И поняв, что исправить ничего нельзя, осталась сидеть за столом, даже не обернувшись, когда приступили к осмотру шкафа. «Сижу, — рассказывала она, — и просчитываю: вот они обшарили нижнюю полку, там — ничего, с нею покончено, сейчас приступят ко второй, возьмут в руки шкатулку, откроют… раздастся возглас:
„Вот!“… Но этот момент уже прошел, и никакого междометия не последовало. Тут она повернулась и не увидела шкатулки ни в руках обыскивавших, ни на полке шкафа. Нервически начала вспоминать: куда же поставила? Обыск прошел и во второй комнате. Шкатулку не нашли. Валю все равно арестовали. На свидании сестра умудрилась ей рассказать: „Знаешь, Шурка, как только позвонили в дверь, схватил шкатулку, по водосточной трубе забрался на крышу и убежал. Говорит, что никто никогда не узнает, куда он ее дел!“
— Меня мучает, — говорила Валя, — как это он учуял, что для матери погибель в этой шкатулке? Ведь ничего ж не знал. Ведь я ж никогда ничем себя не выдала. Так как же это он? Большего желания, чем увидеть его, у меня нет!»
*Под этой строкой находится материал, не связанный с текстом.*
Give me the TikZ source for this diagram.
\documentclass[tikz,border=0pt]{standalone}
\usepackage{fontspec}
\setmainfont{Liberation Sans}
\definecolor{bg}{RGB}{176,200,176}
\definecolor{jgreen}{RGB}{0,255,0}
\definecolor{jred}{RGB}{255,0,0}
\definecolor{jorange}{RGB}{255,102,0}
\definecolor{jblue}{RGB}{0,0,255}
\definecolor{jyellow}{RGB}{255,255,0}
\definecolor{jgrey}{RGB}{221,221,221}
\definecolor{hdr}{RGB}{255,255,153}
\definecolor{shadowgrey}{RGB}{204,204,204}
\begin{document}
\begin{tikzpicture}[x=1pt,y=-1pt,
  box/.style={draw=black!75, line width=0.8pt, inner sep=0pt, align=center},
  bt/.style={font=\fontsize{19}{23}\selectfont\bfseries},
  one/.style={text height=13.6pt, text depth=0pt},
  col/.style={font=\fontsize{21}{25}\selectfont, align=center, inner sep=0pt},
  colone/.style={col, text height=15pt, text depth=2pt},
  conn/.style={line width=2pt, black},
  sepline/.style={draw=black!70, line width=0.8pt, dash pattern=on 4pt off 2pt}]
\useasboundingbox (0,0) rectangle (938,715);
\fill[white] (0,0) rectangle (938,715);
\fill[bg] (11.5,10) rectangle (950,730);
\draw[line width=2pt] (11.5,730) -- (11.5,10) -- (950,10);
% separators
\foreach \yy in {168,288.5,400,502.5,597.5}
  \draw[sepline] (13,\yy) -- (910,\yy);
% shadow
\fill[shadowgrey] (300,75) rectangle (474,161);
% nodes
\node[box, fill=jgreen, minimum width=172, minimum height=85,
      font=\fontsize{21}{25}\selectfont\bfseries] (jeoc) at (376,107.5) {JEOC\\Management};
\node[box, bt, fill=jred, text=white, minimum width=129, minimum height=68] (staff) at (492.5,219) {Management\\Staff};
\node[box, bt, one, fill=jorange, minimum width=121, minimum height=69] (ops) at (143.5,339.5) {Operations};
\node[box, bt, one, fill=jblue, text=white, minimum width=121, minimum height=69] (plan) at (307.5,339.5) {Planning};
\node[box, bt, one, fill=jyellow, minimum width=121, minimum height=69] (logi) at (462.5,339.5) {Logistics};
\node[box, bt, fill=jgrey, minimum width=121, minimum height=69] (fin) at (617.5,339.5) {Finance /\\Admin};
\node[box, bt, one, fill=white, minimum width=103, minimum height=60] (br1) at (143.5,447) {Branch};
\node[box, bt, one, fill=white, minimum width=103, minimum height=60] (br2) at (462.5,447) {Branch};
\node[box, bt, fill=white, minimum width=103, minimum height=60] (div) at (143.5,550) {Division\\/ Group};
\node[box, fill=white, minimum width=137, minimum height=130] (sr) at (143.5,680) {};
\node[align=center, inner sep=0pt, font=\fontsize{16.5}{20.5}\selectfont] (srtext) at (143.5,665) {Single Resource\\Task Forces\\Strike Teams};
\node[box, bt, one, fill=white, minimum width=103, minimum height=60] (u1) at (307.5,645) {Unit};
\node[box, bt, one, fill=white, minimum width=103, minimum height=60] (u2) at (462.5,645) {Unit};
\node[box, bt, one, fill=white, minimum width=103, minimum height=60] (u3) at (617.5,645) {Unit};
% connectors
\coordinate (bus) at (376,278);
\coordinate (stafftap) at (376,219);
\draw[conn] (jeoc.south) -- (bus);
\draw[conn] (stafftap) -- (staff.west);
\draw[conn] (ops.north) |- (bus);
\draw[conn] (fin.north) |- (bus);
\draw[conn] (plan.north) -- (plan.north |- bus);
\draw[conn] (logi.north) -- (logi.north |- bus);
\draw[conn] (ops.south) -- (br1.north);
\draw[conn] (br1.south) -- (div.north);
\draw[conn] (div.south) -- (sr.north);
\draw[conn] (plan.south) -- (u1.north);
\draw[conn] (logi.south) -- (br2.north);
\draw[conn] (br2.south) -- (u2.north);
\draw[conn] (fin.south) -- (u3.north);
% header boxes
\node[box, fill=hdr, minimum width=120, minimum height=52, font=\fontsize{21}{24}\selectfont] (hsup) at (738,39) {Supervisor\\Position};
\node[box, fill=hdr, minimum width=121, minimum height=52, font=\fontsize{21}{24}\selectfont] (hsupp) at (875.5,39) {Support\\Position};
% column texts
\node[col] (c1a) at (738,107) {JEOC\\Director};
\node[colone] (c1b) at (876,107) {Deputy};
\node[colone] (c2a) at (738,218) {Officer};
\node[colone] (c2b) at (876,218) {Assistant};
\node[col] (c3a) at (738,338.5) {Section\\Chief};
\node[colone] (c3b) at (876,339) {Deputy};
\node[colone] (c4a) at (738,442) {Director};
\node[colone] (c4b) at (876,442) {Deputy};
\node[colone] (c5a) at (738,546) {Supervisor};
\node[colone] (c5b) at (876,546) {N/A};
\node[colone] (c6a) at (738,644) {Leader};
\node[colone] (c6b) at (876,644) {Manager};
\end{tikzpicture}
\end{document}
Действительно, как мальчик мог угадать, что шкатулка — средоточие улик против матери? Неужели он понимал, что его мать — преступница? И хотел ее во что бы то ни стало спасти? Так ее любил? Чем все понимал? Чистотой? Или уже искушенностью?
Я тоже думала о мальчике. Его ясночувствие происходило из глубины, из таланта натуры. Я пыталась это Вале объяснить.
И Валя слушала.
Думаю, что рассказанная ею история про сына помогла нам обеим. Столкнувшись лицом к лицу, один на один с женщиной-убийцей, я очутилась перед невозможностью обогнуть, обойти ее стороной. Мне предстояла не одна, не две подобные встречи. Приходилось решать: принимать всякую жизнь в себя и жить? Или не принимать и не жить? Отрицать, делать вид, что таких людей и всего, что с ними связано, не существует, как это было до сих пор, стало бессмысленно. «Зажмурив» сердце, надо было идти вперед.
Хотела я того или нет, «всякая» жизнь потекла через меня. Органическая уверенность в том, что во мне что-то может лишь осесть в сознании, но изменить никак и ничего не сможет, была настолько абсолютной, что все получалось само собой.